TASK PROMPT ▸ Restate, exactly and without pictures, the lines from the start of the listing below through the line holding "0.55, 0.60, 0.65, 0.70, 0.75, 0.80, 0.85, 0.90, 0.95, 1.00]".

DATA PROVIDED ▸
=====

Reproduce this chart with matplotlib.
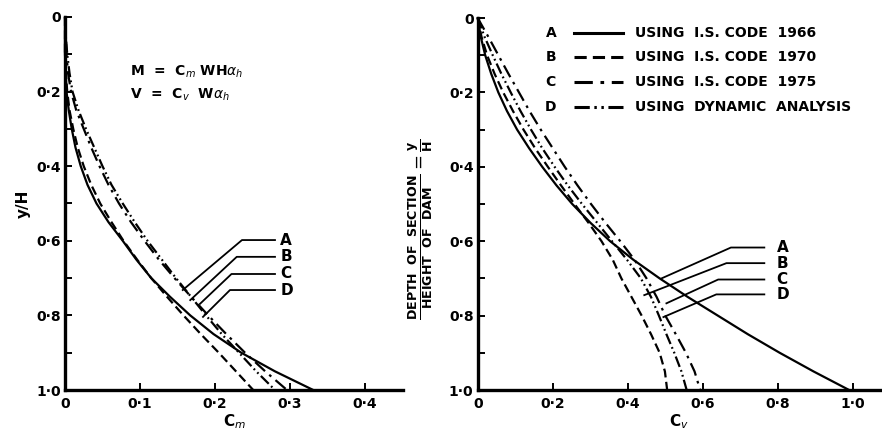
import numpy as np
import matplotlib.pyplot as plt

# depth ratio y/H (0 at top)
depth = [0.00, 0.05, 0.10, 0.15, 0.20, 0.25, 0.30, 0.35, 0.40, 0.45, 0.50,
         0.55, 0.60, 0.65, 0.70, 0.75, 0.80, 0.85, 0.90, 0.95, 1.00]

# moment coefficient Cm
cm_a = [0, 0, 0, 0.001, 0.002, 0.005, 0.009, 0.014, 0.021, 0.030, 0.042,
        0.058, 0.077, 0.095, 0.115, 0.140, 0.167, 0.198, 0.235, 0.280, 0.331]
cm_b = [0, 0, 0, 0.001, 0.003, 0.006, 0.011, 0.017, 0.025, 0.035, 0.047,
        0.062, 0.078, 0.096, 0.115, 0.136, 0.158, 0.181, 0.205, 0.228, 0.251]
cm_c = [0, 0.001, 0.002, 0.004, 0.008, 0.015, 0.025, 0.035, 0.046, 0.058, 0.072,
        0.088, 0.106, 0.125, 0.146, 0.168, 0.191, 0.215, 0.240, 0.267, 0.296]
cm_d = [0, 0.001, 0.003, 0.006, 0.010, 0.018, 0.028, 0.039, 0.050, 0.062, 0.077,
        0.093, 0.110, 0.129, 0.148, 0.168, 0.188, 0.209, 0.232, 0.255, 0.280]

# shear coefficient Cv
cv_a = [0, 0.008, 0.020, 0.036, 0.055, 0.078, 0.105, 0.137, 0.172, 0.210, 0.252,
        0.300, 0.353, 0.415, 0.485, 0.560, 0.640, 0.720, 0.805, 0.895, 0.990]
cv_b = [0, 0.010, 0.025, 0.045, 0.068, 0.094, 0.122, 0.153, 0.187, 0.222, 0.258,
        0.295, 0.330, 0.360, 0.383, 0.410, 0.437, 0.462, 0.485, 0.499, 0.505]
cv_c = [0, 0.028, 0.055, 0.082, 0.110, 0.138, 0.168, 0.200, 0.232, 0.266, 0.302,
        0.340, 0.380, 0.418, 0.450, 0.477, 0.500, 0.528, 0.555, 0.578, 0.593]
cv_d = [0, 0.018, 0.040, 0.063, 0.088, 0.114, 0.142, 0.172, 0.205, 0.240, 0.278,
        0.318, 0.358, 0.398, 0.435, 0.462, 0.483, 0.503, 0.524, 0.543, 0.557]

codes = ["A", "B", "C", "D"]
legend_txt = ["USING  I.S. CODE  1966", "USING  I.S. CODE  1970",
              "USING  I.S. CODE  1975", "USING  DYNAMIC  ANALYSIS"]
styles = ["-", (0, (4, 2)), (0, (6, 2.5, 1.2, 2.5)), (0, (5, 1.5, 0.8, 1.5, 0.8, 1.5))]

lw = 1.6
fw = "bold"
fs = 10

fig = plt.figure(figsize=(8.82, 4.36), dpi=100)
ax1 = fig.add_axes([65 / 882, 46 / 436, 338 / 882, 373 / 436])
ax2 = fig.add_axes([477.7 / 882, 46 / 436, 403.3 / 882, 372 / 436])


def style_axes(ax, xmax, xticks, xlabels):
    ax.set_ylim(1.0, 0.0)
    ax.set_xlim(0, xmax)
    for s in ["top", "right"]:
        ax.spines[s].set_visible(False)
    for s in ["left", "bottom"]:
        ax.spines[s].set_linewidth(2.4)
    ax.set_yticks([0, 0.2, 0.4, 0.6, 0.8, 1.0])
    ax.set_yticklabels(["0", "0·2", "0·4", "0·6", "0·8", "1·0"], fontsize=fs, fontweight=fw)
    ax.set_yticks([0.1, 0.3, 0.5, 0.7, 0.9], minor=True)
    ax.set_xticks(xticks)
    ax.set_xticklabels(xlabels, fontsize=fs, fontweight=fw)
    ax.tick_params(which="both", direction="in", length=5, width=1.4, pad=5)
    ax.tick_params(axis="y", which="both", pad=3)


style_axes(ax1, 0.4507, [0, 0.1, 0.2, 0.3, 0.4], ["0", "0·1", "0·2", "0·3", "0·4"])
style_axes(ax2, 1.075, [0, 0.2, 0.4, 0.6, 0.8, 1.0], ["0", "0·2", "0·4", "0·6", "0·8", "1·0"])

for vals, ls in zip([cm_a, cm_b, cm_c, cm_d], styles):
    ax1.plot(vals, depth, color="black", lw=lw, ls=ls, clip_on=False)
for vals, ls in zip([cv_a, cv_b, cv_c, cv_d], styles):
    ax2.plot(vals, depth, color="black", lw=lw, ls=ls, clip_on=False)

# leader lines to curve labels (end on curve, corner, end of horizontal)
lead1 = [((0.157, 0.732), (0.236, 0.598), (0.280, 0.598)),
         ((0.167, 0.759), (0.229, 0.643), (0.280, 0.643)),
         ((0.180, 0.769), (0.222, 0.689), (0.280, 0.689)),
         ((0.184, 0.804), (0.220, 0.732), (0.280, 0.732))]
lead2 = [((0.490, 0.700), (0.675, 0.617), (0.764, 0.617)),
         ((0.444, 0.745), (0.663, 0.659), (0.764, 0.659)),
         ((0.503, 0.767), (0.641, 0.703), (0.764, 0.703)),
         ((0.495, 0.804), (0.636, 0.743), (0.764, 0.743))]
for ax, leads, tx in [(ax1, lead1, 0.287), (ax2, lead2, 0.797)]:
    for code, pts in zip(codes, leads):
        xs = [p[0] for p in pts]
        ys = [p[1] for p in pts]
        ax.plot(xs, ys, color="black", lw=1.3)
        ax.text(tx, pts[2][1], code, fontsize=fs + 1, fontweight=fw, va="center", ha="left")

# legend drawn by hand in the right panel
for i, (code, ls, txt) in enumerate(zip(codes, styles, legend_txt)):
    yy = 0.04 + i * 0.066
    ax2.text(0.195, yy, code, fontsize=fs, fontweight=fw, ha="center", va="center")
    ax2.plot([0.256, 0.386], [yy, yy], color="black", lw=2.2, ls=ls)
    ax2.text(0.42, yy, txt, fontsize=fs, fontweight=fw, ha="left", va="center")

# formulas in the left panel
ax1.text(0.087, 0.147, r"M  =  C$_m$ WH$\alpha_h$", fontsize=fs, fontweight=fw, va="center")
ax1.text(0.087, 0.209, r"V  =  C$_v$  W$\alpha_h$", fontsize=fs, fontweight=fw, va="center")

ax1.set_xlabel(r"C$_m$", fontsize=fs + 1, fontweight=fw, labelpad=1)
ax1.set_ylabel("y/H", fontsize=fs + 1, fontweight=fw, labelpad=4)
ax2.set_xlabel(r"C$_v$", fontsize=fs + 1, fontweight=fw, labelpad=1)

fig.text(421 / 882, 0.475,
         r"$\frac{\mathbf{DEPTH\ \ OF\ \ SECTION}}{\mathbf{HEIGHT\ \ OF\ \ DAM}}=\frac{\mathbf{y}}{\mathbf{H}}$",
         rotation=90, fontsize=fs + 3, ha="center", va="center")

fig.savefig("out.png", dpi=100)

=====

RESULT BELOW ▸
Reproduce this chart with matplotlib.
import numpy as np
import matplotlib.pyplot as plt

# depth ratio y/H (0 at top)
depth = [0.00, 0.05, 0.10, 0.15, 0.20, 0.25, 0.30, 0.35, 0.40, 0.45, 0.50,
         0.55, 0.60, 0.65, 0.70, 0.75, 0.80, 0.85, 0.90, 0.95, 1.00]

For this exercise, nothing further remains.